▸ **Problem**: Return the lines exactly as they stand, from the first of the material through the line containing "lw=4, shrinkA=0, shrinkB=0))".

▸ **Data lines**:

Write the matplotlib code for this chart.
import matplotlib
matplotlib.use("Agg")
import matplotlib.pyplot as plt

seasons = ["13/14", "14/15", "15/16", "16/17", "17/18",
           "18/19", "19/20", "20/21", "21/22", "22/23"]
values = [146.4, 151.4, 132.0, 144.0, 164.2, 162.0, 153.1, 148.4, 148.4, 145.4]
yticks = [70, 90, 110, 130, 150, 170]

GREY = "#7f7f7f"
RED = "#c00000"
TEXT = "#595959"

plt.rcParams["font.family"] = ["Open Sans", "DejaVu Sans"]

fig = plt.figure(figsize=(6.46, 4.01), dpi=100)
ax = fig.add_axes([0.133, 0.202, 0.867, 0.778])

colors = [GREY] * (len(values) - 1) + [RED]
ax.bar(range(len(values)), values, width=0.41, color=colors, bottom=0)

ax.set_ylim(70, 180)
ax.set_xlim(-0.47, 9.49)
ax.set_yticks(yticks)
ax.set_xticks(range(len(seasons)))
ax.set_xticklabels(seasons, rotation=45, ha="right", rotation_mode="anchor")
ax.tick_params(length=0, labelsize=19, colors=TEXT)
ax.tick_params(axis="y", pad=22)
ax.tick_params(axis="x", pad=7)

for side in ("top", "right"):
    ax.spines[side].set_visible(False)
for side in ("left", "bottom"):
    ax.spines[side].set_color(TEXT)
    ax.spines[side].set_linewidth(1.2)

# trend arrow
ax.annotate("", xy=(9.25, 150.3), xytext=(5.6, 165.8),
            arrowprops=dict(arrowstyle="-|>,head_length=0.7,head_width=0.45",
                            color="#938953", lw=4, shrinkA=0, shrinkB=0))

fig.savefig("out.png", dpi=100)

▸ **Output for this task**:
Write the matplotlib code for this chart.
import matplotlib
matplotlib.use("Agg")
import matplotlib.pyplot as plt

seasons = ["13/14", "14/15", "15/16", "16/17", "17/18",
           "18/19", "19/20", "20/21", "21/22", "22/23"]
values = [146.4, 151.4, 132.0, 144.0, 164.2, 162.0, 153.1, 148.4, 148.4, 145.4]
yticks = [70, 90, 110, 130, 150, 170]

GREY = "#7f7f7f"
RED = "#c00000"
TEXT = "#595959"

plt.rcParams["font.family"] = ["Open Sans", "DejaVu Sans"]

fig = plt.figure(figsize=(6.46, 4.01), dpi=100)
ax = fig.add_axes([0.133, 0.202, 0.867, 0.778])

colors = [GREY] * (len(values) - 1) + [RED]
ax.bar(range(len(values)), values, width=0.41, color=colors, bottom=0)

ax.set_ylim(70, 180)
ax.set_xlim(-0.47, 9.49)
ax.set_yticks(yticks)
ax.set_xticks(range(len(seasons)))
ax.set_xticklabels(seasons, rotation=45, ha="right", rotation_mode="anchor")
ax.tick_params(length=0, labelsize=19, colors=TEXT)
ax.tick_params(axis="y", pad=22)
ax.tick_params(axis="x", pad=7)

for side in ("top", "right"):
    ax.spines[side].set_visible(False)
for side in ("left", "bottom"):
    ax.spines[side].set_color(TEXT)
    ax.spines[side].set_linewidth(1.2)

# trend arrow
ax.annotate("", xy=(9.25, 150.3), xytext=(5.6, 165.8),
            arrowprops=dict(arrowstyle="-|>,head_length=0.7,head_width=0.45",
                            color="#938953", lw=4, shrinkA=0, shrinkB=0))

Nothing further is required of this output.